▶ Source code of charts:
—————
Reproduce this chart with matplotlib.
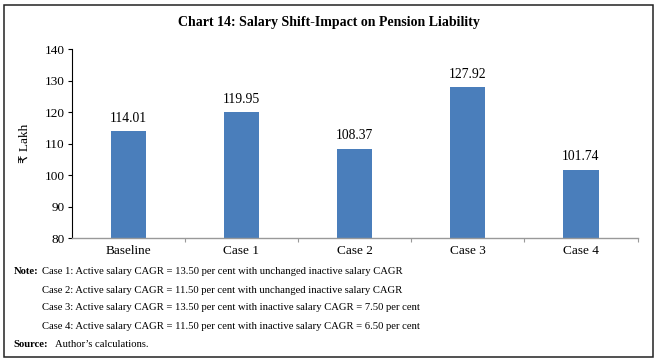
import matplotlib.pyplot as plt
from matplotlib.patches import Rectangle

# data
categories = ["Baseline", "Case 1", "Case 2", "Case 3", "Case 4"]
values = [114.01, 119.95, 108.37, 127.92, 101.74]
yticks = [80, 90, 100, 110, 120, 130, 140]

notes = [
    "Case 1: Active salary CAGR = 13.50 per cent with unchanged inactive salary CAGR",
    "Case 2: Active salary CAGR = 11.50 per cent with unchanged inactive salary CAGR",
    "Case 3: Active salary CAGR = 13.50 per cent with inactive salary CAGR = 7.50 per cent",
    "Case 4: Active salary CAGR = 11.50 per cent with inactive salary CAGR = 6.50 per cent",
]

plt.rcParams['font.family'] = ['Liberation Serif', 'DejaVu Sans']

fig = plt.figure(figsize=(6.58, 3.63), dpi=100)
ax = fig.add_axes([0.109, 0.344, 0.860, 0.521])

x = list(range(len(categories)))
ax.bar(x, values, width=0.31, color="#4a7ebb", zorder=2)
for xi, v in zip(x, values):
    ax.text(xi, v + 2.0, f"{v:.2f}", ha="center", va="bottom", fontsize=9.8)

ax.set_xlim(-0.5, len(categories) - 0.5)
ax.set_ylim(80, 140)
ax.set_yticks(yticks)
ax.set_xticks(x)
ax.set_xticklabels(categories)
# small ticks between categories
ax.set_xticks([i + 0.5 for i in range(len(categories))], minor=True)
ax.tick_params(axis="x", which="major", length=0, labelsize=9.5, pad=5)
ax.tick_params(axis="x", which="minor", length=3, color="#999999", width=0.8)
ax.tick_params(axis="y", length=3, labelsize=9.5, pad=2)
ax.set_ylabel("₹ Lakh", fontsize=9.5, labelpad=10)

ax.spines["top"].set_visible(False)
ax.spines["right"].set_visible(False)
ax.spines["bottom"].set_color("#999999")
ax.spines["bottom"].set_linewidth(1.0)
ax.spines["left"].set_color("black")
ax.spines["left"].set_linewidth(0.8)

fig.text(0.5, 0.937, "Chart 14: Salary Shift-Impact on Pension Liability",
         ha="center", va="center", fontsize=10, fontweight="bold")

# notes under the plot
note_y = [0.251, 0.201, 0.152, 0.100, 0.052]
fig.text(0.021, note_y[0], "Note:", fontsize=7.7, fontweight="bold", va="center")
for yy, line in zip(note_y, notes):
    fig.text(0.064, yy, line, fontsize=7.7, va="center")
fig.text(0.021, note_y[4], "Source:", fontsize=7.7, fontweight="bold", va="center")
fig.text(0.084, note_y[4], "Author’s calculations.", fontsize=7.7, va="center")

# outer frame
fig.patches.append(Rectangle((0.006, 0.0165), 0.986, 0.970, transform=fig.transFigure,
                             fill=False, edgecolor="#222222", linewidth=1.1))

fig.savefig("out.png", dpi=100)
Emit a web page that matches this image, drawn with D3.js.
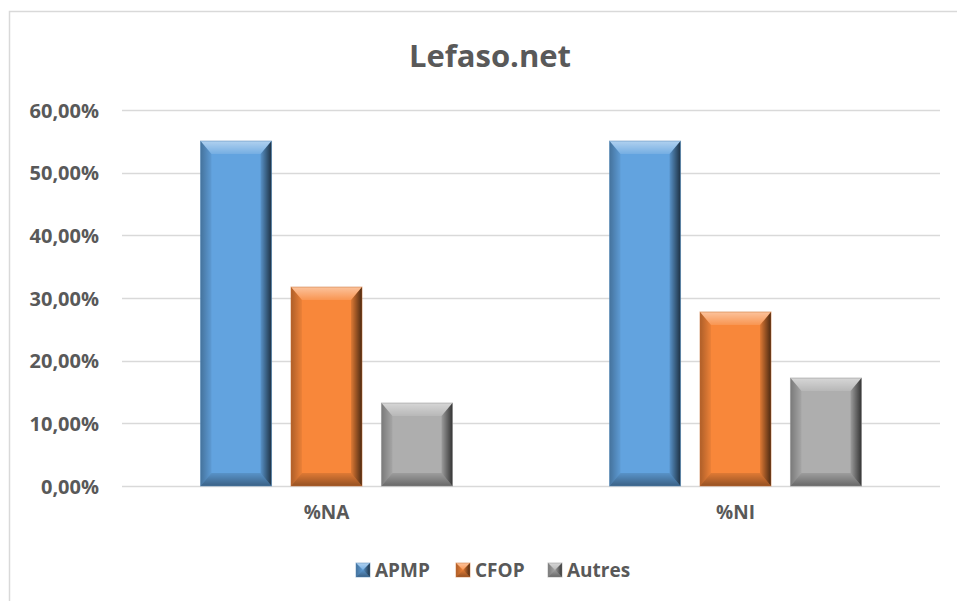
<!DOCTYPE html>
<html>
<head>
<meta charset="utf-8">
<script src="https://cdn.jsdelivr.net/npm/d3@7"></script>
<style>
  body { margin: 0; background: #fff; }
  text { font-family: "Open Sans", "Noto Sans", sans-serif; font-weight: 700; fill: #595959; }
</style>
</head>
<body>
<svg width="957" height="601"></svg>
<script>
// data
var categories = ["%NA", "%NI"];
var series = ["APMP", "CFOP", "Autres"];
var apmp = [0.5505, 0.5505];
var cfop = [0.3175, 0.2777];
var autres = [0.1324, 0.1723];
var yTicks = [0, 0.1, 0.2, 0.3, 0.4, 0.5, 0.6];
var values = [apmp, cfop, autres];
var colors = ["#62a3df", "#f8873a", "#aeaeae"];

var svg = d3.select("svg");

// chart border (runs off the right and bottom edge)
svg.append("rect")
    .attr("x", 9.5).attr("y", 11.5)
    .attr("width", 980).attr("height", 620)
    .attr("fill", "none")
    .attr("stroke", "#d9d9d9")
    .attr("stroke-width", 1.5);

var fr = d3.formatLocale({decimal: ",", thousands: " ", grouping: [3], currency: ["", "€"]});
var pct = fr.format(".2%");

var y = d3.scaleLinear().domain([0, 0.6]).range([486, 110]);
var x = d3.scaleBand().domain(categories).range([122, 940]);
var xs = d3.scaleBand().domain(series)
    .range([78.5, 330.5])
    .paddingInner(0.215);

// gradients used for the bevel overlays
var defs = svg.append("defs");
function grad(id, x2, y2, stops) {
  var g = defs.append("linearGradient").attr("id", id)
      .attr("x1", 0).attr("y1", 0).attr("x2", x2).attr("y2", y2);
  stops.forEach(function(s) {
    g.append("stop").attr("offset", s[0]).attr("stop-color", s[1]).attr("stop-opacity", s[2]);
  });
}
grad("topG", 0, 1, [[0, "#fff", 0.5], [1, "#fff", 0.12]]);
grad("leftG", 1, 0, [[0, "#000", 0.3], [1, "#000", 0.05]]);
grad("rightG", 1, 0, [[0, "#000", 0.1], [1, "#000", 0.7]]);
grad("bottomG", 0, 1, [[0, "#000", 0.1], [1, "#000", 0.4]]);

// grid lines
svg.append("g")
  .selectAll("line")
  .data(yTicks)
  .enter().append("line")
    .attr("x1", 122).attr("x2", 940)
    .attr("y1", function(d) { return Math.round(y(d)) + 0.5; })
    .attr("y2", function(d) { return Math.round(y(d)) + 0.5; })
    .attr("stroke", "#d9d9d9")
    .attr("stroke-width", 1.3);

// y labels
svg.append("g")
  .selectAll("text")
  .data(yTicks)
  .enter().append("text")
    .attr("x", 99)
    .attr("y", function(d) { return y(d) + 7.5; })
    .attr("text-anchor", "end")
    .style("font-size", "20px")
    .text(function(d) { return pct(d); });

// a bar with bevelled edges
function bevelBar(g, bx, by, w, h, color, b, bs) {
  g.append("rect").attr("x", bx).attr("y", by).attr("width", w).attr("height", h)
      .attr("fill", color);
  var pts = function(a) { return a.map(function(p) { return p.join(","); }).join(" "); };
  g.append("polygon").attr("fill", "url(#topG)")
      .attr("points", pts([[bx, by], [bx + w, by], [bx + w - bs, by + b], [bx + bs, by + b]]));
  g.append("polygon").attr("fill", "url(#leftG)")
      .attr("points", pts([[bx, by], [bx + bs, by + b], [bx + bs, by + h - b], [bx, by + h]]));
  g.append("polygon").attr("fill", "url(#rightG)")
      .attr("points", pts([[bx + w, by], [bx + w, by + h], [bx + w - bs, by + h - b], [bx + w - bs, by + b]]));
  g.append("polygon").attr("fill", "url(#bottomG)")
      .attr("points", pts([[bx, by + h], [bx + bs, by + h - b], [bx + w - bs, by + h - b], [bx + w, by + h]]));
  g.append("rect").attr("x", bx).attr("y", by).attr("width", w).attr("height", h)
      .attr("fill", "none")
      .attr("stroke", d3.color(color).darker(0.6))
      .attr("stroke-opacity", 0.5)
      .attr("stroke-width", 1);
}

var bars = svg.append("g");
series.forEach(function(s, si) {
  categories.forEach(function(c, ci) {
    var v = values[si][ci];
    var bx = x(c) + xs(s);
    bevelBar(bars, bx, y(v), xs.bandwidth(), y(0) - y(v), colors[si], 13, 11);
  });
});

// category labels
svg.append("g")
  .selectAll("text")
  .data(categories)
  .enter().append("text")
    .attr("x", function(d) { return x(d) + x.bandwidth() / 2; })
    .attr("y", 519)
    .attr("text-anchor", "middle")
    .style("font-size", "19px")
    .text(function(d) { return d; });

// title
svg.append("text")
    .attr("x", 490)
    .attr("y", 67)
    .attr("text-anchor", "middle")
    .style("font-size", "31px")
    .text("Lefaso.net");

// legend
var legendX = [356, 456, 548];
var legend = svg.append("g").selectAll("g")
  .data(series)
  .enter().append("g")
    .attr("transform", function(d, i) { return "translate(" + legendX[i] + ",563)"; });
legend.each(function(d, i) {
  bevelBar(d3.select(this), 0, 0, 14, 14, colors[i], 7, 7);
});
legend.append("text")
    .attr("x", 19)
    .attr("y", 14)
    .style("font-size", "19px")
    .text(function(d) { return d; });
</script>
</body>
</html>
—————
▶ Problem statement:
Only lines belong in the copy: transcribe those from the start of the data through the line that contains "yticks = [80, 90, 100, 110, 120, 130, 140]", and skip the pictures.

▶ Solution to this problem:
Reproduce this chart with matplotlib.
import matplotlib.pyplot as plt
from matplotlib.patches import Rectangle

# data
categories = ["Baseline", "Case 1", "Case 2", "Case 3", "Case 4"]
values = [114.01, 119.95, 108.37, 127.92, 101.74]
yticks = [80, 90, 100, 110, 120, 130, 140]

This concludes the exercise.